__MATERIAL__.
--- begin ---
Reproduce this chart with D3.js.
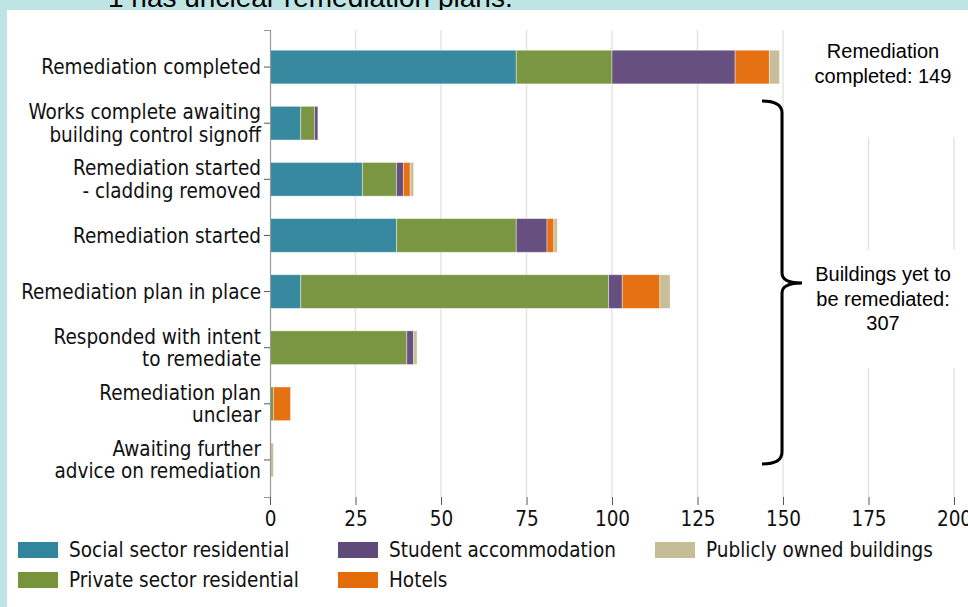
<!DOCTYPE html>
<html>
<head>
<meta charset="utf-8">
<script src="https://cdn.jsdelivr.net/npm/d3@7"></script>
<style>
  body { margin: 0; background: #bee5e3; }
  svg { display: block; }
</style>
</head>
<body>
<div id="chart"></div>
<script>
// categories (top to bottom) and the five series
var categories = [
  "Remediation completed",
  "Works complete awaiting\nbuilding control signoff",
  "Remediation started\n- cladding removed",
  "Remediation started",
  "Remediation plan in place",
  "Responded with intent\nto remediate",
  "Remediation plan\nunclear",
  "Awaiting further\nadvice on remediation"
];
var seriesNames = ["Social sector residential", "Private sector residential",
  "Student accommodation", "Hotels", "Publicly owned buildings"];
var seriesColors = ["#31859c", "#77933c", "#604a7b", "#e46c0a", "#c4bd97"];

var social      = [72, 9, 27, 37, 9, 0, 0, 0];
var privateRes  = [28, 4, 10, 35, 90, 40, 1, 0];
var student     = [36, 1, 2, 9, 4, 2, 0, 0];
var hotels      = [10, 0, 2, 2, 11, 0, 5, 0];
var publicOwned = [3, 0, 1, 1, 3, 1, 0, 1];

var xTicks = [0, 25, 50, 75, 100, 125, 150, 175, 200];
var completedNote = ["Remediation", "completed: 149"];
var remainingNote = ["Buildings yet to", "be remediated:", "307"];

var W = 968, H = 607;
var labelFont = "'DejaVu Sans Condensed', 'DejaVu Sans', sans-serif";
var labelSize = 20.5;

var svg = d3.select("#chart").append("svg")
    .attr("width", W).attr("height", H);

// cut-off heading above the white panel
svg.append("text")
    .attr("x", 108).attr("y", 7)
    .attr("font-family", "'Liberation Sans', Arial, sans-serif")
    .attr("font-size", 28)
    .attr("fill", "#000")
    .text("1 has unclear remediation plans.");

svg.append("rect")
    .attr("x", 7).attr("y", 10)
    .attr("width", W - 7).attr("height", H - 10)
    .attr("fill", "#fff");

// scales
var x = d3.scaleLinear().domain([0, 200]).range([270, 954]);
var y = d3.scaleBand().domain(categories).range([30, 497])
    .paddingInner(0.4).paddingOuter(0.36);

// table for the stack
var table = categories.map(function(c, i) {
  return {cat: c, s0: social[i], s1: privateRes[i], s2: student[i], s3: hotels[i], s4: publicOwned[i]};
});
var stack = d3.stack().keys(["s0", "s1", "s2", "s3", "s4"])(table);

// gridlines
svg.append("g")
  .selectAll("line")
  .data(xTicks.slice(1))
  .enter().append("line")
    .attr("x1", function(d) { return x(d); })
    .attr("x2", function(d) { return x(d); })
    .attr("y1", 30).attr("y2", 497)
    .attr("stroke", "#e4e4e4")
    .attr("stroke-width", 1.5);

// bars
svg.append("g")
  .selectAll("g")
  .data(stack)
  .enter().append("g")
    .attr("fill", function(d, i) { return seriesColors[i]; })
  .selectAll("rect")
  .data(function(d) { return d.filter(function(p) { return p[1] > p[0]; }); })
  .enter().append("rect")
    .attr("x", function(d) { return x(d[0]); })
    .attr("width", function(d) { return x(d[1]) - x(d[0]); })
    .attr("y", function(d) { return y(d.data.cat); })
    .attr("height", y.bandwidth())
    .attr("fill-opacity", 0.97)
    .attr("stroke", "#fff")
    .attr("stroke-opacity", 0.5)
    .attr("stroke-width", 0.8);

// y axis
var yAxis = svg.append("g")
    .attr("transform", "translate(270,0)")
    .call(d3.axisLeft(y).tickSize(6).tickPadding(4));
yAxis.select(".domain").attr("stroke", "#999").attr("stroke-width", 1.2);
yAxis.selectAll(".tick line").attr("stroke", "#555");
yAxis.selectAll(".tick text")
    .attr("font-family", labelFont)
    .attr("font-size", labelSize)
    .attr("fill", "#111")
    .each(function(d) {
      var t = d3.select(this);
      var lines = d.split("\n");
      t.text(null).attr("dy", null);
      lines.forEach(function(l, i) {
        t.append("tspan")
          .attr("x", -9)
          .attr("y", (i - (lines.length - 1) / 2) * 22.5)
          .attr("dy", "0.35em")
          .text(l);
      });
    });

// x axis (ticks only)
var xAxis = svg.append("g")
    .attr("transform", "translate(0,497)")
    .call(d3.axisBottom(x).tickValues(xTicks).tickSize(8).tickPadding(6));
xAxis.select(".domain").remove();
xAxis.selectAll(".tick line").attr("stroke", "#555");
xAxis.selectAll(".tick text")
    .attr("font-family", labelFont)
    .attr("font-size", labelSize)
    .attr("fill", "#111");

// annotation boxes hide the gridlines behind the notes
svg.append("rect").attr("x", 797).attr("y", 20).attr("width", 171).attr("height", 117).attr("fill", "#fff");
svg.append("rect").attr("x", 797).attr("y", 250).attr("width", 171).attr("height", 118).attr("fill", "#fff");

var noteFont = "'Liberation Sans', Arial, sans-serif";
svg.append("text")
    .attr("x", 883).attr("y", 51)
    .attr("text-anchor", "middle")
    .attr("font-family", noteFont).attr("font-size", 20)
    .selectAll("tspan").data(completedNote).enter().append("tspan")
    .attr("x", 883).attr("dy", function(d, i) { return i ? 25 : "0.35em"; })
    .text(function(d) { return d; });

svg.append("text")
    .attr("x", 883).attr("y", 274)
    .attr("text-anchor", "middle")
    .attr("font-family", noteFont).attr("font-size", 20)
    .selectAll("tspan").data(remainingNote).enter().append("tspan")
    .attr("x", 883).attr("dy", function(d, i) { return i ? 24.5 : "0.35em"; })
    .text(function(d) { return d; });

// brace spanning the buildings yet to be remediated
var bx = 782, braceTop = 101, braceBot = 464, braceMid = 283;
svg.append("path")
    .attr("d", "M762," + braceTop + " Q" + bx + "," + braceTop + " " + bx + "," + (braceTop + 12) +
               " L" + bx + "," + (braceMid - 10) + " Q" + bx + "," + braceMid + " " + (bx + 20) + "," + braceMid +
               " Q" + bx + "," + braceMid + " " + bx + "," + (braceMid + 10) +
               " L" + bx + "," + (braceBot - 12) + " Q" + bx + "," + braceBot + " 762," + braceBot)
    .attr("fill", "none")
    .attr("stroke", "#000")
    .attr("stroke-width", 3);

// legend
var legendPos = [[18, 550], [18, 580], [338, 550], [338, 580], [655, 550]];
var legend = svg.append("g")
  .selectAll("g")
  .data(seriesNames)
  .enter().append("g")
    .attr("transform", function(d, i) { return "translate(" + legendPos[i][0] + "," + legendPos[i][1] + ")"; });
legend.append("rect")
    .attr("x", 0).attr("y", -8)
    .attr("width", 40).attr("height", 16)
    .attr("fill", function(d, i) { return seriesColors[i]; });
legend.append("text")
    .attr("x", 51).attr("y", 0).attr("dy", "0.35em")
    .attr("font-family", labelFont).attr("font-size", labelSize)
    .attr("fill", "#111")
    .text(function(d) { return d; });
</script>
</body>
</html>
--- end ---
__WHAT THE TASK ASKS__. Pick out the lines containing the string "with" and show them.

__TASK ANSWER__.
Reproduce this chart with D3.js.
  "Responded with intent\nto remediate",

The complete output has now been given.